Alberto Fernández, como jefe de Gabinete, ¿podía no saber sobre los arreglos de Néstor con José Francisco López, el hombre de los bolsos con dinero en el monasterio de General Rodríguez? Un hombre que se pasaba tanto tiempo con el exjefe de Estado, incluidos sábados y domingos ¿podía no saber cómo operaba Lázaro Báez? ¿Podía pasar por alto su promiscua relación con Néstor Kirchner, si incluso compartían, con el titular de Austral Construcciones, el servicio part-time del mismo jefe de prensa? Si su límite siempre había sido la conducta del exsuperministro de Planificación Julio De Vido, ¿va a aplaudir la decisión de la Justicia de mantenerlo detenido o va a hacer todo lo posible para sacarlo de ahí, como parte del Plan Todos Unidos Triunfaremos para que Macri no sea reelegido?

Posiblemente haya sido una exageración el vaticinio de Jaime Durán Barba, cuando escribió qué si gana la fórmula Fernández/Fernández, a los pocos meses, uno de los dos se quedará en la Casa Rosada y el otro terminará en prisión. Pero no es una tontería pensar que el poder real lo ostentará Cristina, y que ella está llena de resentimiento, deseo de revancha y un odio acumulado difícil de explicar. Si uno activa el buscador de los nombres y apellidos que aparecen en su libro Sinceramente, la lista de futuras víctimas del "Frente para la Venganza" es muy fácil de adivinar.

De todas las porquerías que generó la grieta, la peor, de lejos, es el odio, el resentimiento, el desprecio por el otro y el deseo de venganza. El "Frente para la Venganza" ahora está agazapado. A la expectativa. Esperando el momento oportuno para atacar de nuevo. Y tiene, como si lo anterior fuera poco e insuficiente, a la Cofradía de los Desesperados de su lado. Se trata de más de 150 personas, entre exfuncionarios y hombres de negocios, privados de su libertad, condenados por delitos de corrupción, con mucho tiempo libre, y en algunos casos, mucho dinero guardado, para preparar una vendetta generalizada.

El Operativo Puf contra Stornelli, Claudio Bonadio, Elisa Carrió y Leonardo Fariña, entre otros, es apenas una muestra de lo que son capaces de hacer, con ayuda de unos cuantos cuentapropistas inescrupulosos.

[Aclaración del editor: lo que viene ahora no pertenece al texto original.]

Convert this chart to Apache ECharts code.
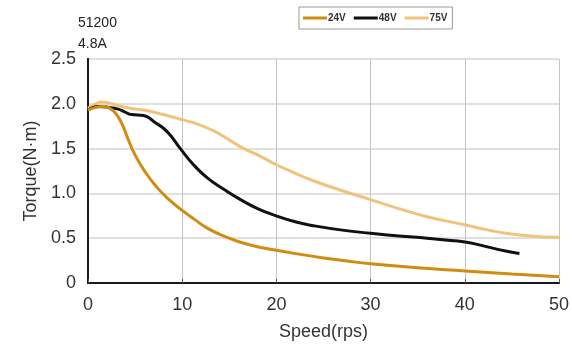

De nuevo, la pregunta es muy pertinente. Si desde fuera del poder cuentan con un aparato paralelo de inteligencia capaz de fabricar causas como la de Dolores, si con el dinero mal habido que acumularon bancan a medios y periodistas capaces de mentir en la cara a la opinión pública sin que se les mueva un pelo, ¿qué no serían capaces de hacer con recursos ilimitados, provenientes del aparato del Estado, operados por individuos llenos de odio político y personal?

Quizás en el alma de Alberto Fernández haya más piedad que deseo de hacer daño a sus adversarios políticos, pero en el fondo no tendría ninguna importancia, si la que va a ordenar el ojo por ojo y diente por diente será su jefa política, ahora agazapada, pero siempre dispuesta a tirar la última piedra.